Experts participated in the SND-forum on the future of research data

Published: 2015-04-21

How, where and by whom shall research data be stored and made available? These were the questions discussed when specialists from Swedish university libraries, archives and other research-supporting functions met at SND's initiative. Representatives from the National Archives and the Ministry of Education as well as legal experts also participated.

On the 8 th of April the SND forum attracted some sixty participants from all over the country.
“We are very pleased to see such a wide interest in this issue and has participants from almost all universities”, said SND's deputy director Iris Alfredsson.

The meeting was a followup to SND's forum last November. The next one will take place this autumn, on the 10th of November. In the meantime the discussion will be continuing online (in Swedish).

An important discussion during the day was the one about Swedish Research Council’s draft on National Guidelines for open access to research data, which are now processed by the Swedish Ministry of Education and Research.
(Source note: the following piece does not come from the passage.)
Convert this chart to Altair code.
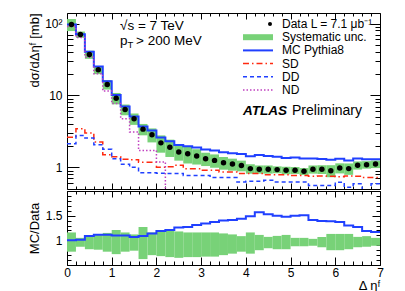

A public hearing on the matter is planned in the parliament during this spring.

”It is important that the government now gets input from the Scientific Community and other stakeholders”, said Eva Stensköld, Secretary at the Ministry of Education and Research.

Peter Linde from the Blekinge Institute of Technology discussed the problem of uncertainty among scientists about the ownership of research data. “It must be understood,” he said, “that we also handle research data where companies are involved.”

Eva Stensköld said that a change of attitude is needed in this matter: “Generally speaking, it is not the researchers who own the research data when they are working at a government agency, such as a university—it is the authorities that own the research data.”

Brief presentations of some ongoing initiatives and projects related to research data were held by representatives from the Open Access Program at the National Library of Sweden, the Digital Curation Unit at Swedish University of Agricultural Sciences and also from Lund University, the University of Gothenburg and Chalmers Library.

Many of the participants requested clear central guidelines from the authorities on how to store data and how to properly make it available.

“However, the guidelines shall not control exactly how and where it shall happen: those matters must be developed in close collaboration with the researchers,” said research engineer Johan Åhlfeldt from Lund University.